The film stars Chris Evans, Song Kang-ho, Go Ah-sung, Jamie Bell, John Hurt, Tilda Swinton, Octavia Spencer, and Ed Harris. The performances in this film were all superbly portrayed and are some of the best performances of their careers. Evans' performance more intense and emotional than his performances in the "Captain America" films. Song Kang-ho and G Ah-sung's third and second collaboration with Bong Joon-ho has their finest performances as father and daughter (just like in The Host). Full of Korean wit and humor that made this picture unique. They are also key elements that make this film a Bong Joon-ho film. Bell gave a great performance and pulled off a great Irish accent. Hurt gave his performance in years! Swinton gave us the best villain role of 2014, if not in the Science Fiction genre. She finds nice new ways to convey crazy menace with each new role. Certainly he's the most colorful figure in a film that wastes no time on character development or personality. As well as Harris, who gave a unique perspective as a villain. Both Swinton and Harris are known to have portrayed villains in the past and this is their best! Finally Spencer has given a great action movie performance.
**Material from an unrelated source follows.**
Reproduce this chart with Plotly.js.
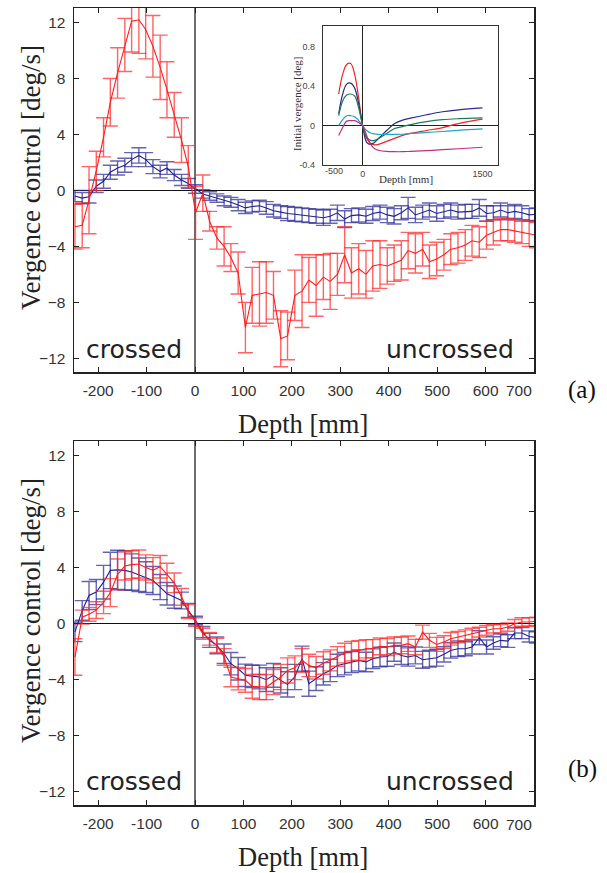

A terrific blockbuster thriller, Snowpiercer is taut, tense, and energetic, with outstanding performances from Chris Evans and Song Kang-ho. Films like this one belong to the genre I call Sitting-on-the-Edge-of-Your-Seat Movies, because you're always sitting on the edge of your seat as you’re watching it. Action flicks are usually written off as a simple genre and films that go in the other direction, of course, rarely work. But the film works like a charm. It's a reminder of how much movie escapism can still stir us when it's dished out its sociological and multilayered themes and story. It's a pleasure to be in the hands of a filmmaker who respects the audience. Bong Joon-Ho’s craftsmanship is so supple that even the sociological messages seem justified.